Most resolution theorem provers are giant incomprehensible mountains of C or C++, but luckily, I was able to use Metis, an exceptionally clean implementation of superposition by Joe Leslie-Hurd and coded in Standard ML. My team modified Metis more and more over the years, especially with the award of a follow-up grant. Another postdoc, James Bridge, implemented some highly ambitious extensions, including case splitting, which was appropriate because of the large numbers of ground literals generated by our approach. We repeatedly extended the set of special functions that we could support and continued to improve the performance.
Examples
For starters, let’s look at the proof of $\forall x\,\lvert e^x-1\rvert\le e^{\lvert x \rvert}-1$. To keep the diagram small, many steps have been skipped, above all those in which an axiom is used to replace a function by an upper/lower bound. The absolute value function is dealt with by essentially a case analysis.
Here are the statements of four more small examples.
The generated proofs are typically on the order of hundreds of steps long and one can work through them by hand, with patience. The reasoning is often contorted, particularly in cases where multiple bounds need to be used in order to cover the entire range of a given variable.

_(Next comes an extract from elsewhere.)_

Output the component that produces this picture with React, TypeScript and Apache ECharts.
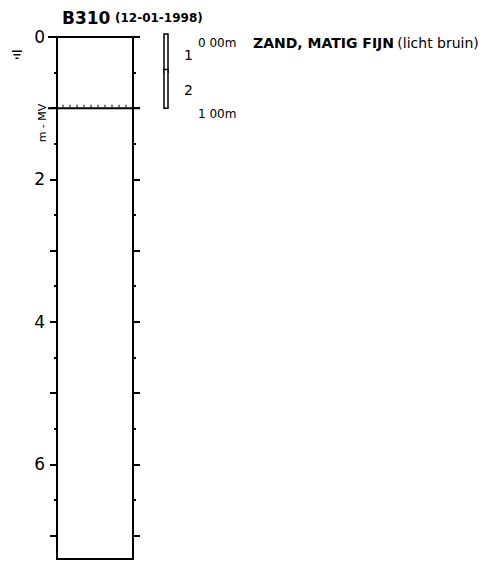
import React, { useEffect, useRef } from "react";
import * as echarts from "echarts";

const boreholeId = "B310";
const boreholeDate = "(12-01-1998)";
const depthMin = 0;
const depthMax = 7.33;
const majorTicks = [0, 1, 2, 3, 4, 5, 6, 7];
const minorTicks = [0.5, 1.5, 2.5, 3.5, 4.5, 5.5, 6.5];
const tickLabels = [0, 2, 4, 6];
const layerTops = [0];
const layerBottoms = [1];
const layerNames = ["ZAND, MATIG FIJN"];
const layerNotes = ["(licht bruin)"];
const sampleTops = [0, 0.5];
const sampleBottoms = [0.5, 1];
const sampleIds = ["1", "2"];
const waterLevels = [0.2];
const axisTitle = "m - MV";

const FONT = "DejaVu Sans";

function fmtDepth(d: number): string {
  return d.toFixed(2).replace(".", " ") + "m";
}

export default function App() {
  const ref = useRef<HTMLDivElement>(null);

  useEffect(() => {
    if (!ref.current) return;
    const chart = echarts.init(ref.current, undefined, { renderer: "svg" });

    const boundaryDepths = Array.from(new Set([...layerTops, ...layerBottoms]));
    const layerData = layerTops.map((t, i) => [t, layerBottoms[i], i]);
    const sampleData = sampleTops.map((t, i) => [t, sampleBottoms[i], i]);

    const baseY = {
      type: "value" as const,
      min: depthMin,
      max: depthMax,
      inverse: true,
      splitLine: { show: false },
    };

    const option: any = {
      animation: false,
      backgroundColor: "#fff",
      grid: { left: 57, right: 361, top: 37, bottom: 4, containLabel: false },
      xAxis: {
        type: "value",
        min: 0,
        max: 1,
        position: "bottom",
        axisLine: { show: true, onZero: false, lineStyle: { color: "#000", width: 2 } },
        axisTick: { show: false },
        axisLabel: { show: false },
        splitLine: { show: false },
      },
      yAxis: [
        {
          ...baseY,
          position: "left",
          axisLine: { show: true, lineStyle: { color: "#000", width: 2 } },
          axisTick: { show: true, customValues: majorTicks, length: 7, lineStyle: { color: "#000", width: 2 } },
          axisLabel: {
            show: true,
            customValues: tickLabels,
            margin: 12,
            color: "#000",
            fontFamily: FONT,
            fontSize: 17,
          },
        },
        {
          ...baseY,
          position: "left",
          axisLine: { show: false },
          axisTick: { show: true, customValues: minorTicks, length: 3, lineStyle: { color: "#000", width: 2 } },
          axisLabel: { show: false },
        },
        {
          ...baseY,
          position: "right",
          axisLine: { show: true, lineStyle: { color: "#000", width: 2 } },
          axisTick: { show: true, customValues: majorTicks, length: 7, lineStyle: { color: "#000", width: 2 } },
          axisLabel: { show: false },
        },
        {
          ...baseY,
          position: "right",
          axisLine: { show: false },
          axisTick: { show: true, customValues: minorTicks, length: 3, lineStyle: { color: "#000", width: 2 } },
          axisLabel: { show: false },
        },
      ],
      graphic: [
        {
          type: "text",
          left: 62,
          top: 9,
          style: { text: boreholeId, font: `bold 17px "${FONT}"`, fill: "#000" },
        },
        {
          type: "text",
          left: 115,
          top: 12,
          style: { text: boreholeDate, font: `bold 12px "${FONT}"`, fill: "#000" },
        },
        {
          type: "text",
          x: 42,
          y: 123,
          rotation: Math.PI / 2,
          style: {
            text: axisTitle,
            font: `11px "${FONT}"`,
            fill: "#000",
            align: "center",
            verticalAlign: "middle",
          },
        },
      ],
      series: [
        {
          type: "custom",
          name: "boundaries",
          xAxisIndex: 0,
          yAxisIndex: 0,
          data: boundaryDepths.map((d) => [d]),
          renderItem: (params: any, api: any) => {
            const d = api.value(0);
            const [xl, y] = api.coord([0, d]);
            const [xr] = api.coord([1, d]);
            const children: any[] = [
              {
                type: "line",
                shape: { x1: xl - 9, y1: y, x2: xr + 7, y2: y },
                style: { stroke: "#000", lineWidth: 2 },
              },
            ];
            if (d > 0) {
              for (let x = xl + 6; x < xr - 3; x += 7) {
                children.push({
                  type: "line",
                  shape: { x1: x, y1: y - 3.5, x2: x, y2: y - 1 },
                  style: { stroke: "#000", lineWidth: 1 },
                });
              }
            }
            return { type: "group", children };
          },
        },
        {
          type: "custom",
          name: "layers",
          xAxisIndex: 0,
          yAxisIndex: 0,
          data: layerData,
          renderItem: (params: any, api: any) => {
            const top = api.value(0);
            const bottom = api.value(1);
            const i = api.value(2);
            const [, yTop] = api.coord([0, top]);
            const [xr, yBottom] = api.coord([1, bottom]);
            return {
              type: "group",
              children: [
                {
                  type: "text",
                  x: xr + 65,
                  y: yTop + 6,
                  style: { text: fmtDepth(top), font: `12px "${FONT}"`, fill: "#000", verticalAlign: "middle" },
                },
                {
                  type: "text",
                  x: xr + 65,
                  y: yBottom + 6,
                  style: { text: fmtDepth(bottom), font: `12px "${FONT}"`, fill: "#000", verticalAlign: "middle" },
                },
                {
                  type: "text",
                  x: xr + 120,
                  y: yTop + 6,
                  style: {
                    text: `{b|${layerNames[i]}} {n|${layerNotes[i]}}`,
                    verticalAlign: "middle",
                    fill: "#000",
                    rich: {
                      b: { font: `bold 14px "${FONT}"`, fill: "#000" },
                      n: { font: `14px "${FONT}"`, fill: "#000" },
                    },
                  },
                },
              ],
            };
          },
        },
        {
          type: "custom",
          name: "samples",
          xAxisIndex: 0,
          yAxisIndex: 0,
          data: sampleData,
          renderItem: (params: any, api: any) => {
            const top = api.value(0);
            const bottom = api.value(1);
            const i = api.value(2);
            const [xr, yTop] = api.coord([1, top]);
            const [, yBottom] = api.coord([1, bottom]);
            return {
              type: "group",
              children: [
                {
                  type: "rect",
                  shape: { x: xr + 31, y: yTop - 3, width: 4, height: yBottom - yTop + 3 },
                  style: { fill: "#fff", stroke: "#000", lineWidth: 1.5 },
                },
                {
                  type: "text",
                  x: xr + 51,
                  y: (yTop + yBottom) / 2,
                  style: {
                    text: sampleIds[i],
                    font: `14px "${FONT}"`,
                    fill: "#000",
                    verticalAlign: "middle",
                  },
                },
              ],
            };
          },
        },
        {
          type: "custom",
          name: "water",
          xAxisIndex: 0,
          yAxisIndex: 0,
          data: waterLevels.map((d) => [d]),
          renderItem: (params: any, api: any) => {
            const d = api.value(0);
            const [xl, y] = api.coord([0, d]);
            const cx = xl - 40;
            const mk = (dy: number, w: number) => ({
              type: "line",
              shape: { x1: cx - w / 2, y1: y + dy, x2: cx + w / 2, y2: y + dy },
              style: { stroke: "#000", lineWidth: 1.5 },
            });
            return { type: "group", children: [mk(0, 10), mk(3.5, 7), mk(7, 3)] };
          },
        },
      ],
    };

    chart.setOption(option);
    return () => chart.dispose();
  }, []);

  return (
    <div
      ref={ref}
      style={{ position: "fixed", left: 0, top: 0, width: 494, height: 563, background: "#fff" }}
    />
  );
}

The problem set for MetiTarski gradually grew from a few dozen problems suggested by Jeremy to a collection of hundreds drawn from various specialised handbooks of inequalities. The main problem set now stands at nearly 900, but thousands of other problems been generated in applications ranging from hybrid systems to floating-point algorithms. The vast majority are solved in under a second, and MetiTarski outputs a proof in its extended resolution calculus.
Continued fractions
After presenting the 2008 paper at CICM in Birmingham, I met Annie Cuyt, who stated that continued fractions would yield upper/lower bounds far superior than the ones I was using, which were mostly based on Taylor expansions. She referred me to her then recent Handbook of Continued Fractions and the associated library for the computer algebra system Maple. She was right: continued fraction bounds turned out to be much better except for sines and cosines, for which Taylor series are best. The definitive paper on MetiTarski, published in 2010, presents the continued fraction bounds.
The Future?
I perhaps naïvely imagined that the capability to solve problems of the sort shown here would have numerous applications. There have been a few, but MetiTarski has definitely not caught on the way Isabelle has. Its most serious limitation perhaps is that only a few variables can be allowed. This limitation is caused by the RCF solvers; Mathematica and Z3 can be substituted for QEPCAD, each with their own benefits and drawbacks. I also had the idea of trying to integrate MetiTarski with Isabelle. I have verified all the upper and lower bounds using Isabelle. Nevertheless, integrating the two systems would involve an enormous amount of work, and the benefits would not be clear.
I still hope that somebody will find a terrific application of this technology.
Acknowledgement. My thanks to the EPSRC for funding this research. It’s a pity that this sort of research doesn’t seem to attract funding any more. And I’m grateful to my numerous colleagues who contributed so much.